Florida Democratic Party Chairwoman Nikki Fried said that Bridget Ziegler had lost the moral high ground that she has long claimed.

“Why she should contemplate resigning is because the people that she’s supposed to represent are going to have lost trust and faith in her, and she no longer is going to be able to do her job with any type of credibility,” Fried said.

There’s been at least some tumult among conservative education activists in the days since news of the scandal broke.

Last week, the Sarasota Herald-Tribune reported that Bridget Ziegler had left her post at the conservative Leadership Institute, where she served as director of school board programs. Meanwhile, a Moms for Liberty chapter in Pennsylvania announced that it was splitting from the national organization over the group’s response to the allegation against Christian Ziegler.

Moms for Liberty declined to answer the Herald’s questions about the upcoming Sarasota County School Board vote and whether DeSantis should move to suspend Ziegler from the board should she refuse to resign.

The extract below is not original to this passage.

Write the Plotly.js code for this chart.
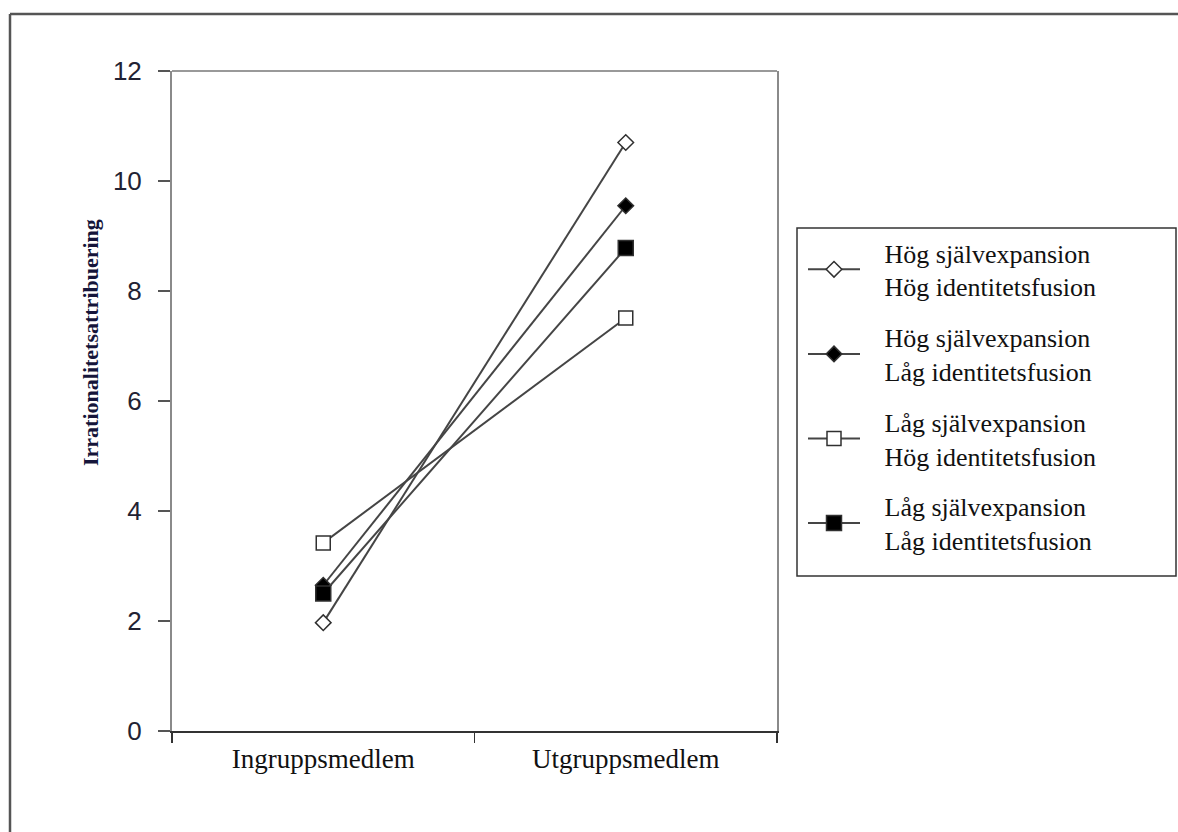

Instead, a spokesperson for the group shared a previous statement from two of group’s co-founders, Tina Descovich and Tiffany Justice, saying that Ziegler had left her role at Moms for Liberty nearly three years.

“To our opponents who have spewed hateful vitriol over the last several days: We reject your attacks,” Descovich and Justice said. “We will continue to empower ALL parents to build relationships that ensure the survival of our nation and a thriving education system. We are laser-focused on fundamental parental rights, and that mission is and always will be bigger than any one person.”